"With Yanks in the Bronx, home teams hit the road" Metro NY 4/3/7
With Yanks in the Bronx, home teams hit the road
by patrick arden / metro new york
APR 3, 2007
SOUTH BRONX. Hideki Matsui went down swinging to end the fifth inning of the Yankees’ opener yesterday against the Devil Rays. Four blocks away Brother Jim Hamilton was plotting strategy on his cell phone, herding junior varsity baseball players onto a bus parked in front of All Hallows High School.
All Hallows occupies a four-story brown brick building at Walton Avenue and 164th Street, near Grand Concourse. A banner in front proclaims it “One of the Top Fifty Catholic High Schools in the U.S.” The 590-student school had always used the track and athletic fields at Macombs Dam Park, before the Yankees began to build a new stadium there. Now it has to drive teams 20 minutes or more to play “home” games at another city park.
“With the new stadium going up, we lost our fields — they’re gone — and we’re still waiting for the fields that were supposed to be in place before the stadium broke ground,” said Hamilton.
He couldn’t say how many of the neighborhood’s 18 other schools also relied on the park, but he had noticed “lots of schools” still use the two remaining public fields next to the stadium. Those baseball fields — as well as the adjacent basketball and handball courts — will soon be gone to make way for an underground parking garage.
On Opening Day, Hamilton looked on the bright side: “We wouldn’t have been able to practice today anyhow, because the baseball field was always turned into a parking lot for the big games.”
All Hallows Principal Sean Sullivan said his day “began with an argument,” when police blocked off 164th to traffic and wouldn’t allow faculty in. The school has “zero” relationship with the Yankees, Sullivan said, and the Parks Dept. hasn’t been helpful in locating new athletic fields. The current strategy of putting the soccer, track and baseball teams on buses and “searching for a field” has become too expensive.
“We’re a small little school — there’s not too much money around here — and we have to pour money into the buses every time we take the teams out,” he said. “We’re a bunch of gypsies running around the city looking for a field.”
Parks Dept. spokesman Warner Johnston explained an interim track and field have been delayed by weather — the final layer of the track’s artificial surface can be applied only when temperatures climb above 55 degrees for a full week. “We are aiming to have it open by the end of the month,” he said.

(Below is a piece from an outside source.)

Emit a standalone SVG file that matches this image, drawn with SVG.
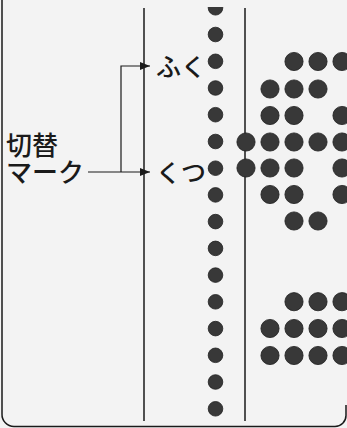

“I’ll believe it when I see it,” scoffed Sullivan.
Field day
All Hallows High School Principal Sean Sullivan brought members of the track team to a city ceremony in December to mark the groundbreaking for an interim track and athletic field on 161st Street. The students complained to Metro about the unorthodox configuration of the track. “You’d have to have a great imagination to put a track in there,” Sullivan said. But the facility will still bring relief to the school’s teams.